Plants vs Zombies 2 eschews the linear formula of the first-game for a more classic board game format. While you’ll still deploy little planted peapods and sunflowers to confront rows of bumbling zombies, the levels exist in a larger world now and beating a stage unlocks another along the path. There are forks in the road that let you decide how you'd like to proceed, and even keys to find that open up new areas. Ultimately your goal is to work your way to a star gate which takes you to the next world.

The pirate-themed world in PvZ2

Instead of simply defeating several sequences of increasingly complex and uniquely-powered zombies, the main campaign has some welcome variety in “last-stand” challenges, maps with specific restrictions, and new world-specific enemies. You’ll slay tombstone-raising zombies in Egypt and later confront undead sea captains with their nefarious parrots and rope-swinging brethren. While the pacing suffers into lulls at times, the overall experience is more varied and full than the original, thanks in large part to the scale: Now you’re no longer just a homeowner, you’re a time-traveling adventurer.

To respond to these new threats and challenges, your botanical arsenal has been augmented with bloomerangs, coconut cannons, iceberg lettuce, and adorable “spring” beans among others. The character design is as charming as ever, with the plant almanac full of chuckle-inducing introductions and adorable biographies. The art is also much improved over the first first title, with superior animations, worlds, and environmental effects.

Your green thumb also gets a huge upgrade: Now you can also feed your plants special plant food that will give them temporary boosts. Sunflowers spit out a huge amount of sun, while peashooters suddenly become gatling-gun-like repeaters that level everything in their path. Experimenting with the different upgrades and unleashing them in timely fashion is one of the best new elements of Plants vs Zombies 2.

Familiar faces make an appearance, but there are plenty of new plants to play with, too.

One element that doesn’t feel quite at home is the new god-like powers that you can now utilize. While before you were merely a homeowner with an undead problem, time travel somehow gave you the ability to flick zombies off screen, pinch their heads, or strike them dead with lightning. While relatively easy to deploy via the touchscreen, they make any mission a near-walk due to their sheer power. Thankfully, they’re somewhat expensive to purchase using the in-game currency, but if you’re willing to throw down real money, you’ll find the game much, much easier.

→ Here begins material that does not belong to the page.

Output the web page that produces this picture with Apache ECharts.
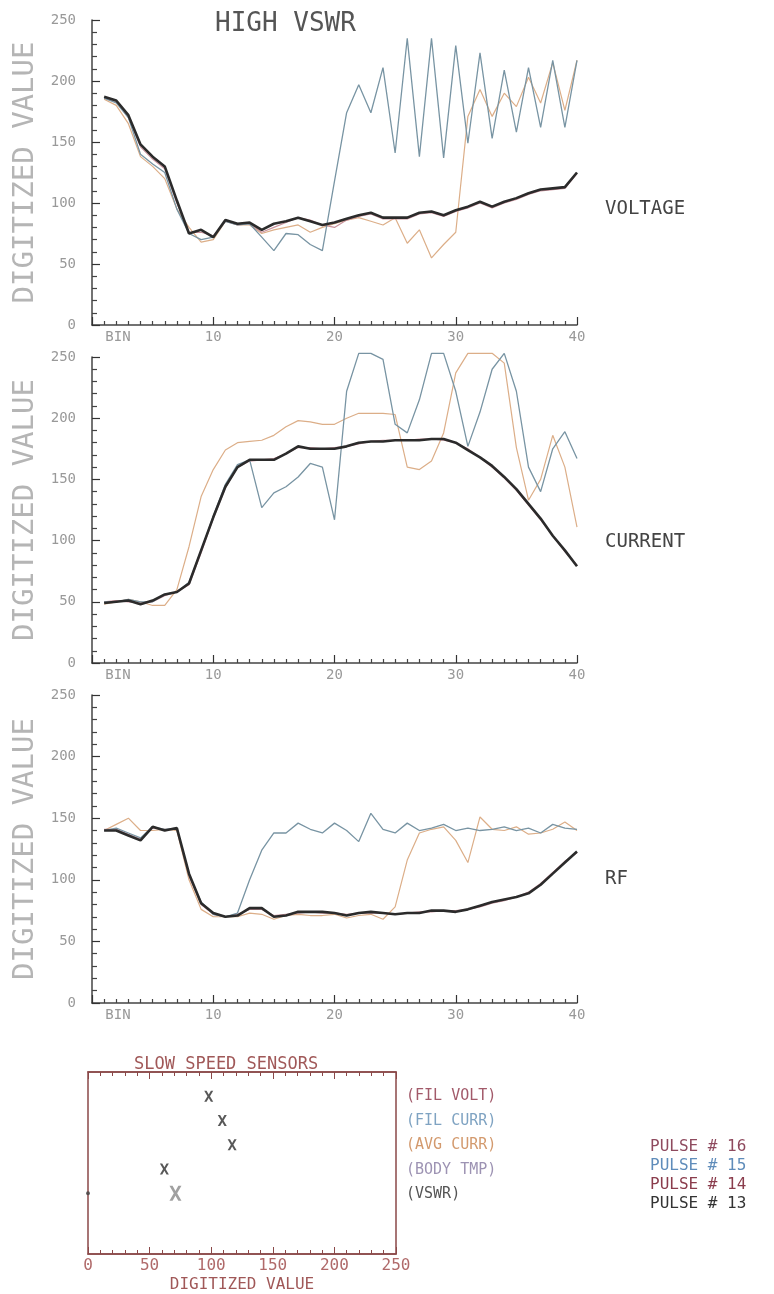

This ability to pay money to make the game easier is a common trope of modern iOS games, but with PvZ, a franchise that prides itself on strategy and clever-thinking, such free-passes seem blasphemous. The main issue players will have with PvZ2 is likely dependent on how much they care about the freemium model’s awkward game balance issues. Developer PopCap had to satisfy fans of the series who have come to expect certain gameplay elements, while publisher EA likely pushed for every opportunity to squeeze more money from the player. The result is a game that can be completed without paying, but seems to punish you in every way imaginable if you choose not to.

The game's in-app purchases aren't exactly a high-point.

If you’re playing without paying, you’ll see many of your favorite plants locked away behind paywalls ($3 for squash!?), you’ll have to trudge through levels again and again to mine for stars (which are used to open star gates), and you’ll be handicapped in the use of your super powers. The game is simply a much longer, thinner, and monotonous experience if you decide to keep a tight hold on you wallet. Meanwhile, if you throw down some money, you can use your godlike powers with impunity, have access to the full arsenal of plants, and unlock new worlds instantly. But it’s not just a few dollars, it’s a lot of money: Unlocking every plant will cost you about $20, while unlocking a new world will cost you $5. It just feels like needlessly milking a fanbase that is already falling over itself to buy your game.

Despite my qualms with the freemium model, PvZ2 remains an exceptional, charming tower defense title that expands on the original while taking you in new and exciting directions. So strap on your steel pot helmet, grab some fertilizer: You’ve got some zombies to kill.